Gather up every line that includes the string "image".

## Items

────────

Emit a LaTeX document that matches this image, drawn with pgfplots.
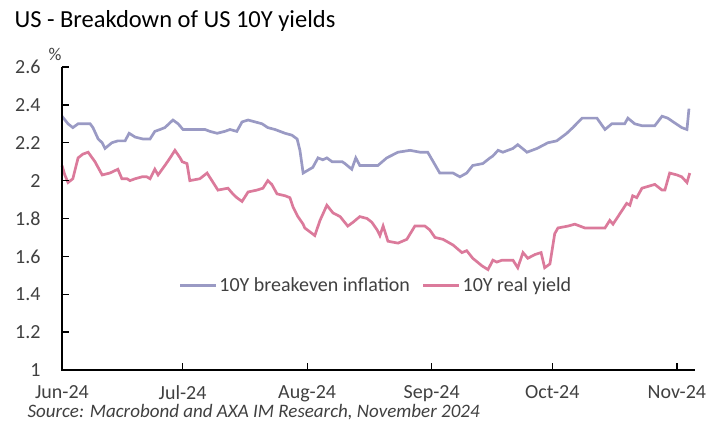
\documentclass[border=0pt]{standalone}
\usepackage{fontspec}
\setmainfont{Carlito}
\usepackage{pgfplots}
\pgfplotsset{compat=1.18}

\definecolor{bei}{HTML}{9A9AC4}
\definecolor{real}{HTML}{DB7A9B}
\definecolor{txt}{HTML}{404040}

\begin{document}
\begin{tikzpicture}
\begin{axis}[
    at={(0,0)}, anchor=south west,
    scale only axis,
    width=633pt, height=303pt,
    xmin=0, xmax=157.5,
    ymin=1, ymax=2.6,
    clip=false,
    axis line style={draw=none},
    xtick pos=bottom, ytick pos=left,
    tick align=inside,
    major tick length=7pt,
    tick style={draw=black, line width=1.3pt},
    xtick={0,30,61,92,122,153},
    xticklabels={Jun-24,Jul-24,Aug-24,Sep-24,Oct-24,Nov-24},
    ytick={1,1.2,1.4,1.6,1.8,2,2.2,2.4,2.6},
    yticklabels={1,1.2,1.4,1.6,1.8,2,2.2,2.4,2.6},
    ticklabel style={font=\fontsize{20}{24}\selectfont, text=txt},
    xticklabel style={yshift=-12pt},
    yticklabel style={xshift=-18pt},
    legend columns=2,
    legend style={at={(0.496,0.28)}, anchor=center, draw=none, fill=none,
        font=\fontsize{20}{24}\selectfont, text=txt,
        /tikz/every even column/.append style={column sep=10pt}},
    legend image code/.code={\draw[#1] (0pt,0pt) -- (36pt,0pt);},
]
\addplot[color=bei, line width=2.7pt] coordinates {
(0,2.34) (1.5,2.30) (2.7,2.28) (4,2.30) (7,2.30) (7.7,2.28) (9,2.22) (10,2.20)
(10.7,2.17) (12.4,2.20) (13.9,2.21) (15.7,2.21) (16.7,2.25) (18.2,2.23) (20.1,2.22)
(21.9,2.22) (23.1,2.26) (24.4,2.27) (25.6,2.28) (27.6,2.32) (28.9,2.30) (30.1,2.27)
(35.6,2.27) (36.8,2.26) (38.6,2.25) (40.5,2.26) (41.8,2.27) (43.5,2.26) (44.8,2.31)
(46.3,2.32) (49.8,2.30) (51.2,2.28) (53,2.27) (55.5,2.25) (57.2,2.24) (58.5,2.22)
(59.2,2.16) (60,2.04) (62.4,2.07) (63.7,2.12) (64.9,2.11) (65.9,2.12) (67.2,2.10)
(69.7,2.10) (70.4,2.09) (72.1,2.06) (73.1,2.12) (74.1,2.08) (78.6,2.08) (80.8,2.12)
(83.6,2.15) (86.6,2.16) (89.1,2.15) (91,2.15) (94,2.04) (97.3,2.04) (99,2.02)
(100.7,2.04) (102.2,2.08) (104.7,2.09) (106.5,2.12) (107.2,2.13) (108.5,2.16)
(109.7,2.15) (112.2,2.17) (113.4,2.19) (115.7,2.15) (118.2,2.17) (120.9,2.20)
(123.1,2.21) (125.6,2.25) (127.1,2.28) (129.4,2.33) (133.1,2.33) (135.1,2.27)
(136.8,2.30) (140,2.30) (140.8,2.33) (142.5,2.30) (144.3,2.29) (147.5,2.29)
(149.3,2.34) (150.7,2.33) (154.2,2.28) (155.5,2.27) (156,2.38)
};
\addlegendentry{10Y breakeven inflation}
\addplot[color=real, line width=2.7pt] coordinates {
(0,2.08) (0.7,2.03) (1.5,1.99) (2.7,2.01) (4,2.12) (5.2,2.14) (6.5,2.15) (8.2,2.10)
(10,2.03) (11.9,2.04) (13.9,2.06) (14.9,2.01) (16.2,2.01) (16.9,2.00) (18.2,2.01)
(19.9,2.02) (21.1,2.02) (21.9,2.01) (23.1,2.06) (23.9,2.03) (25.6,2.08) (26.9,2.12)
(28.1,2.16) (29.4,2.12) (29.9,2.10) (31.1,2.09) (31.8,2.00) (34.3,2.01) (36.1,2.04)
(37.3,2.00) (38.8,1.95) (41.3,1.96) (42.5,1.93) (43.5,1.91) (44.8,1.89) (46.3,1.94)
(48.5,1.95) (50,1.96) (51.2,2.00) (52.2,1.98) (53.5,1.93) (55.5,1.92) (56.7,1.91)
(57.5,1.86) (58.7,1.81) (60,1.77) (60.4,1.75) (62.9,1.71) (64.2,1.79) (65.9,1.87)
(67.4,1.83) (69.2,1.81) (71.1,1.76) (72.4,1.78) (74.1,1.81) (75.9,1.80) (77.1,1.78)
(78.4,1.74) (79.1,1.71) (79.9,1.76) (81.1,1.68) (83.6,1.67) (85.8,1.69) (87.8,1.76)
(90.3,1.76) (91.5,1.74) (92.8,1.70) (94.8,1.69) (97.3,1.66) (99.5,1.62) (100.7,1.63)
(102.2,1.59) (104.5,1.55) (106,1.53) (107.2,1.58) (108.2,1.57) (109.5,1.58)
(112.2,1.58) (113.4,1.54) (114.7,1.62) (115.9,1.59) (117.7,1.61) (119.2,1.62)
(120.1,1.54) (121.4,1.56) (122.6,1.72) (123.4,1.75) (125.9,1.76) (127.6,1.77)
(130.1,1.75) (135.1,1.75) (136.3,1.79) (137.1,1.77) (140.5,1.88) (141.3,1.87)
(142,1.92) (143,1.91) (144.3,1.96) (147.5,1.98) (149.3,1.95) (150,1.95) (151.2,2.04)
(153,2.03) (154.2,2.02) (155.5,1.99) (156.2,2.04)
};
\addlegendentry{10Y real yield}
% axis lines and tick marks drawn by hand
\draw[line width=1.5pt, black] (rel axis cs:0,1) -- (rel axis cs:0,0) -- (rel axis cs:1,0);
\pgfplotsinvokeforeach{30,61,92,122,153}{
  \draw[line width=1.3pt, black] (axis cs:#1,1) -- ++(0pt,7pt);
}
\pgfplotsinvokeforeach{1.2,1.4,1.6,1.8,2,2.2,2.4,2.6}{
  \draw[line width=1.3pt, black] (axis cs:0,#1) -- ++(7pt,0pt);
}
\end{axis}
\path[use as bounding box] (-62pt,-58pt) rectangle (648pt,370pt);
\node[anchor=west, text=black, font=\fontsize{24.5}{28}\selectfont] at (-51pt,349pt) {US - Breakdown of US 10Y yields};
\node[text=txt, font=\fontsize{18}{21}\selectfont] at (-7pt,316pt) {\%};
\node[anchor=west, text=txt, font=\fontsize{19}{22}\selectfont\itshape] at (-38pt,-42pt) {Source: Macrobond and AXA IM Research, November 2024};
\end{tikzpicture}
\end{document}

────────

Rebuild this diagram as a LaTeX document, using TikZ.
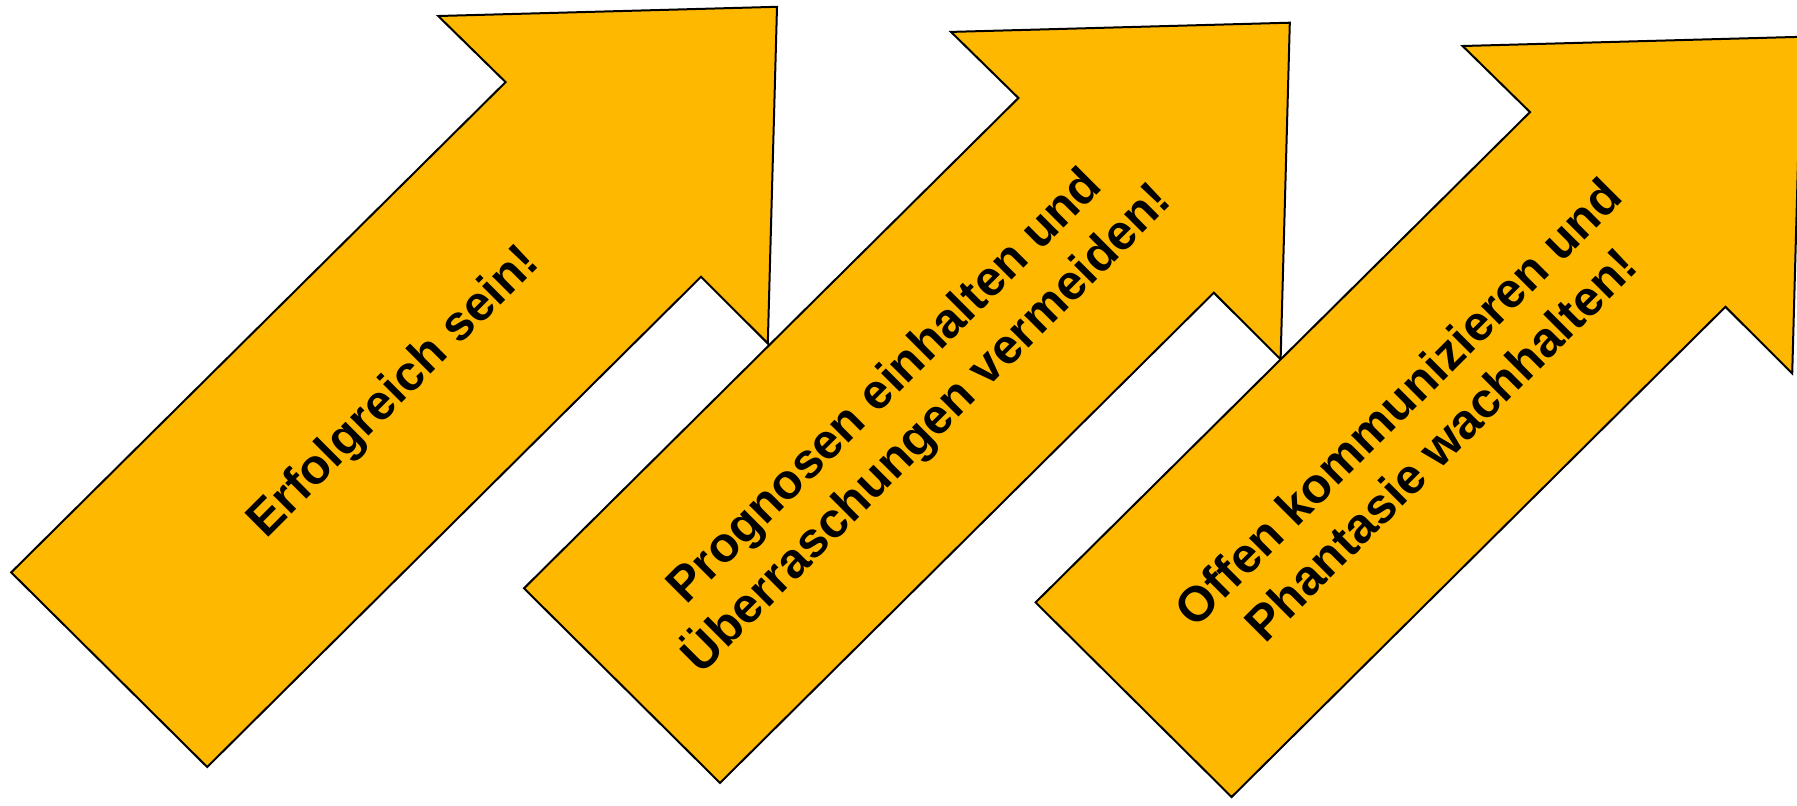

────────

## Result of the exercise
Emit a LaTeX document that matches this image, drawn with pgfplots.
    legend image code/.code={\draw[#1] (0pt,0pt) -- (36pt,0pt);},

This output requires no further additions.